▶ Problem
Return all of the lines below exactly as they are.

▶ Material provided
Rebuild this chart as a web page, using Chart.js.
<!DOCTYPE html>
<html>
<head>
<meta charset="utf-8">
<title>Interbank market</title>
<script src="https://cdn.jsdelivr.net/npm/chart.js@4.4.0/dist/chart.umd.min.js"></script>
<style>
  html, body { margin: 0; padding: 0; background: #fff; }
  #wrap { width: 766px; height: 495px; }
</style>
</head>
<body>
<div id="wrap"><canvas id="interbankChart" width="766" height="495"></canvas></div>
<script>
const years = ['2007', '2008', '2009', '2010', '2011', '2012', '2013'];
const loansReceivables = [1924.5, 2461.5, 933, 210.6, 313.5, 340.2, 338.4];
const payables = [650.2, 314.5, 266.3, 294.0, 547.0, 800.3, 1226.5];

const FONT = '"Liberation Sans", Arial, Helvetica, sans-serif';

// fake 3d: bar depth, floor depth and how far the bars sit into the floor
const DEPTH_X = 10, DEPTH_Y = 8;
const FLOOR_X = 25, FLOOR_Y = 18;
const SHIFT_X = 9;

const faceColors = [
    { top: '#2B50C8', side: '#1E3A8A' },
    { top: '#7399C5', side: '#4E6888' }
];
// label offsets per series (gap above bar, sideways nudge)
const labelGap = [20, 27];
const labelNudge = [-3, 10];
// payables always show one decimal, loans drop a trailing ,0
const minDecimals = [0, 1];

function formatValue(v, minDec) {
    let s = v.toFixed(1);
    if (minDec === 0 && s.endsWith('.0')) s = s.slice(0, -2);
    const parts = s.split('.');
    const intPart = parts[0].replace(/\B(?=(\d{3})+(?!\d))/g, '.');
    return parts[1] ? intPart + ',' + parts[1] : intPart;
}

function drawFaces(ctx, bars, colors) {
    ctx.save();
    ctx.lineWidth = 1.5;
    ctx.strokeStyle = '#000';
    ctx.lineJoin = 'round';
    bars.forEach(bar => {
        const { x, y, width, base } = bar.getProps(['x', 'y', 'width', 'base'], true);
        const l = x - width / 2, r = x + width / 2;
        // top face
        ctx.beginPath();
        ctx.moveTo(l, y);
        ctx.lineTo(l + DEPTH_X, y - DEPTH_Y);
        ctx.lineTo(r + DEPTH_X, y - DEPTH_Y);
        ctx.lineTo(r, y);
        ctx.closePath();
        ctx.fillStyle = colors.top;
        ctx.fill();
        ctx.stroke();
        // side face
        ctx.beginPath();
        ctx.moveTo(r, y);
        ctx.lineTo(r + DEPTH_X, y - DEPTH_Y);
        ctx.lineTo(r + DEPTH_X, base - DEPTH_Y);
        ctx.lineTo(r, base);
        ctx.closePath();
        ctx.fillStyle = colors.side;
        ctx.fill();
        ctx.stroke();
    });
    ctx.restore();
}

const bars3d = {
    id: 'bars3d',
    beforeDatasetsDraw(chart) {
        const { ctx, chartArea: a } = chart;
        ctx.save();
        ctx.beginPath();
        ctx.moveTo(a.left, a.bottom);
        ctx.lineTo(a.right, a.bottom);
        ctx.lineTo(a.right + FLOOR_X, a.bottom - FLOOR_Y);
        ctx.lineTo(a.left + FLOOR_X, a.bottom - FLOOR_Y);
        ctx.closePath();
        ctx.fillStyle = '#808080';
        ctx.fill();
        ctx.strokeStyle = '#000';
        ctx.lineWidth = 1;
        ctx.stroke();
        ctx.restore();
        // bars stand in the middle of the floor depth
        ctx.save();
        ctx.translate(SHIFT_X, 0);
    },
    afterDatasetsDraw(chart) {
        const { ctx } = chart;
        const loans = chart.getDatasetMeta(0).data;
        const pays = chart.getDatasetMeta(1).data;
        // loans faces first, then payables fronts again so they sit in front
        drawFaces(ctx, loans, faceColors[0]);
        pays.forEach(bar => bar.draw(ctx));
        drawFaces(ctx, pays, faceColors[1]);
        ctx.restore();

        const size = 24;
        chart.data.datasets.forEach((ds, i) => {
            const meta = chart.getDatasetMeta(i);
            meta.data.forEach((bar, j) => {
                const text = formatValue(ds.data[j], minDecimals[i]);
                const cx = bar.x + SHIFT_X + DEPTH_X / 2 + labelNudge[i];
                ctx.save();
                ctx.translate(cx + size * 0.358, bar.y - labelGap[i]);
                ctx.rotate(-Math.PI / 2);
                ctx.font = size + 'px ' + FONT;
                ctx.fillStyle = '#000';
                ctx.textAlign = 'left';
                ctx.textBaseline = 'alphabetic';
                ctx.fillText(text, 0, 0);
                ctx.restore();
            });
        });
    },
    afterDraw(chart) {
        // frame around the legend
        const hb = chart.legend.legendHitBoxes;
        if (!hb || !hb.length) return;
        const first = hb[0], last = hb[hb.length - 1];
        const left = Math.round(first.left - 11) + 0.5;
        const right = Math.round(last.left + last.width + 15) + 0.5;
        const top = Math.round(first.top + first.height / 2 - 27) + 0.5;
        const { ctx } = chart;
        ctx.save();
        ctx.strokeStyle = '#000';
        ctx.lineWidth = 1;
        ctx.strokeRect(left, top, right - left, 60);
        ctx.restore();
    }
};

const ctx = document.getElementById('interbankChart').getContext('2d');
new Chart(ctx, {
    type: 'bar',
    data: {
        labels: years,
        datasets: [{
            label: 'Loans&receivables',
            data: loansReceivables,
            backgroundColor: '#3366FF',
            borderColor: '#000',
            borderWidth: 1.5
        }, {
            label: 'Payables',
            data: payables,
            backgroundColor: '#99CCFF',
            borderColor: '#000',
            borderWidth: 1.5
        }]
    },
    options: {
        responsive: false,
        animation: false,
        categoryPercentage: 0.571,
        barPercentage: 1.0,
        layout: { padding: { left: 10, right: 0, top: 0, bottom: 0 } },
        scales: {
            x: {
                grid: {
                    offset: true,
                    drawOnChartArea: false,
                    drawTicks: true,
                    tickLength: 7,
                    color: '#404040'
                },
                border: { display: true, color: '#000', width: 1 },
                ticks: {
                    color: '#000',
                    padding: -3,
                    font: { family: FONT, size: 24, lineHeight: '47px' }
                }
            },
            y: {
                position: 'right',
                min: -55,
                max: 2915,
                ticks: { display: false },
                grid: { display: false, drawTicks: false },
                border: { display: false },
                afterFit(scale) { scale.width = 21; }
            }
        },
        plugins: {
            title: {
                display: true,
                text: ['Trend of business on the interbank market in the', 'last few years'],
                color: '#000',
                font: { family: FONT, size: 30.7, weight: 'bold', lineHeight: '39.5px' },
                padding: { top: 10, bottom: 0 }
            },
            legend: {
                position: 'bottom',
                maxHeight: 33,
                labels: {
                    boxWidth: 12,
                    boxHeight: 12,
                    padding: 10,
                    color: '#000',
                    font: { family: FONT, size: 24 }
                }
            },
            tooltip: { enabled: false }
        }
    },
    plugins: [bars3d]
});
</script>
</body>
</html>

▶ Finished exercise
Rebuild this chart as a web page, using Chart.js.
<!DOCTYPE html>
<html>
<head>
<meta charset="utf-8">
<title>Interbank market</title>
<script src="https://cdn.jsdelivr.net/npm/chart.js@4.4.0/dist/chart.umd.min.js"></script>
<style>
  html, body { margin: 0; padding: 0; background: #fff; }
  #wrap { width: 766px; height: 495px; }
</style>
</head>
<body>
<div id="wrap"><canvas id="interbankChart" width="766" height="495"></canvas></div>
<script>
const years = ['2007', '2008', '2009', '2010', '2011', '2012', '2013'];
const loansReceivables = [1924.5, 2461.5, 933, 210.6, 313.5, 340.2, 338.4];
const payables = [650.2, 314.5, 266.3, 294.0, 547.0, 800.3, 1226.5];

const FONT = '"Liberation Sans", Arial, Helvetica, sans-serif';

// fake 3d: bar depth, floor depth and how far the bars sit into the floor
const DEPTH_X = 10, DEPTH_Y = 8;
const FLOOR_X = 25, FLOOR_Y = 18;
const SHIFT_X = 9;

const faceColors = [
    { top: '#2B50C8', side: '#1E3A8A' },
    { top: '#7399C5', side: '#4E6888' }
];
// label offsets per series (gap above bar, sideways nudge)
const labelGap = [20, 27];
const labelNudge = [-3, 10];
// payables always show one decimal, loans drop a trailing ,0
const minDecimals = [0, 1];

function formatValue(v, minDec) {
    let s = v.toFixed(1);
    if (minDec === 0 && s.endsWith('.0')) s = s.slice(0, -2);
    const parts = s.split('.');
    const intPart = parts[0].replace(/\B(?=(\d{3})+(?!\d))/g, '.');
    return parts[1] ? intPart + ',' + parts[1] : intPart;
}

function drawFaces(ctx, bars, colors) {
    ctx.save();
    ctx.lineWidth = 1.5;
    ctx.strokeStyle = '#000';
    ctx.lineJoin = 'round';
    bars.forEach(bar => {
        const { x, y, width, base } = bar.getProps(['x', 'y', 'width', 'base'], true);
        const l = x - width / 2, r = x + width / 2;
        // top face
        ctx.beginPath();
        ctx.moveTo(l, y);
        ctx.lineTo(l + DEPTH_X, y - DEPTH_Y);
        ctx.lineTo(r + DEPTH_X, y - DEPTH_Y);
        ctx.lineTo(r, y);
        ctx.closePath();
        ctx.fillStyle = colors.top;
        ctx.fill();
        ctx.stroke();
        // side face
        ctx.beginPath();
        ctx.moveTo(r, y);
        ctx.lineTo(r + DEPTH_X, y - DEPTH_Y);
        ctx.lineTo(r + DEPTH_X, base - DEPTH_Y);
        ctx.lineTo(r, base);
        ctx.closePath();
        ctx.fillStyle = colors.side;
        ctx.fill();
        ctx.stroke();
    });
    ctx.restore();
}

const bars3d = {
    id: 'bars3d',
    beforeDatasetsDraw(chart) {
        const { ctx, chartArea: a } = chart;
        ctx.save();
        ctx.beginPath();
        ctx.moveTo(a.left, a.bottom);
        ctx.lineTo(a.right, a.bottom);
        ctx.lineTo(a.right + FLOOR_X, a.bottom - FLOOR_Y);
        ctx.lineTo(a.left + FLOOR_X, a.bottom - FLOOR_Y);
        ctx.closePath();
        ctx.fillStyle = '#808080';
        ctx.fill();
        ctx.strokeStyle = '#000';
        ctx.lineWidth = 1;
        ctx.stroke();
        ctx.restore();
        // bars stand in the middle of the floor depth
        ctx.save();
        ctx.translate(SHIFT_X, 0);
    },
    afterDatasetsDraw(chart) {
        const { ctx } = chart;
        const loans = chart.getDatasetMeta(0).data;
        const pays = chart.getDatasetMeta(1).data;
        // loans faces first, then payables fronts again so they sit in front
        drawFaces(ctx, loans, faceColors[0]);
        pays.forEach(bar => bar.draw(ctx));
        drawFaces(ctx, pays, faceColors[1]);
        ctx.restore();

        const size = 24;
        chart.data.datasets.forEach((ds, i) => {
            const meta = chart.getDatasetMeta(i);
            meta.data.forEach((bar, j) => {
                const text = formatValue(ds.data[j], minDecimals[i]);
                const cx = bar.x + SHIFT_X + DEPTH_X / 2 + labelNudge[i];
                ctx.save();
                ctx.translate(cx + size * 0.358, bar.y - labelGap[i]);
                ctx.rotate(-Math.PI / 2);
                ctx.font = size + 'px ' + FONT;
                ctx.fillStyle = '#000';
                ctx.textAlign = 'left';
                ctx.textBaseline = 'alphabetic';
                ctx.fillText(text, 0, 0);
                ctx.restore();
            });
        });
    },
    afterDraw(chart) {
        // frame around the legend
        const hb = chart.legend.legendHitBoxes;
        if (!hb || !hb.length) return;
        const first = hb[0], last = hb[hb.length - 1];
        const left = Math.round(first.left - 11) + 0.5;
        const right = Math.round(last.left + last.width + 15) + 0.5;
        const top = Math.round(first.top + first.height / 2 - 27) + 0.5;
        const { ctx } = chart;
        ctx.save();
        ctx.strokeStyle = '#000';
        ctx.lineWidth = 1;
        ctx.strokeRect(left, top, right - left, 60);
        ctx.restore();
    }
};

const ctx = document.getElementById('interbankChart').getContext('2d');
new Chart(ctx, {
    type: 'bar',
    data: {
        labels: years,
        datasets: [{
            label: 'Loans&receivables',
            data: loansReceivables,
            backgroundColor: '#3366FF',
            borderColor: '#000',
            borderWidth: 1.5
        }, {
            label: 'Payables',
            data: payables,
            backgroundColor: '#99CCFF',
            borderColor: '#000',
            borderWidth: 1.5
        }]
    },
    options: {
        responsive: false,
        animation: false,
        categoryPercentage: 0.571,
        barPercentage: 1.0,
        layout: { padding: { left: 10, right: 0, top: 0, bottom: 0 } },
        scales: {
            x: {
                grid: {
                    offset: true,
                    drawOnChartArea: false,
                    drawTicks: true,
                    tickLength: 7,
                    color: '#404040'
                },
                border: { display: true, color: '#000', width: 1 },
                ticks: {
                    color: '#000',
                    padding: -3,
                    font: { family: FONT, size: 24, lineHeight: '47px' }
                }
            },
            y: {
                position: 'right',
                min: -55,
                max: 2915,
                ticks: { display: false },
                grid: { display: false, drawTicks: false },
                border: { display: false },
                afterFit(scale) { scale.width = 21; }
            }
        },
        plugins: {
            title: {
                display: true,
                text: ['Trend of business on the interbank market in the', 'last few years'],
                color: '#000',
                font: { family: FONT, size: 30.7, weight: 'bold', lineHeight: '39.5px' },
                padding: { top: 10, bottom: 0 }
            },
            legend: {
                position: 'bottom',
                maxHeight: 33,
                labels: {
                    boxWidth: 12,
                    boxHeight: 12,
                    padding: 10,
                    color: '#000',
                    font: { family: FONT, size: 24 }
                }
            },
            tooltip: { enabled: false }
        }
    },
    plugins: [bars3d]
});
</script>
</body>
</html>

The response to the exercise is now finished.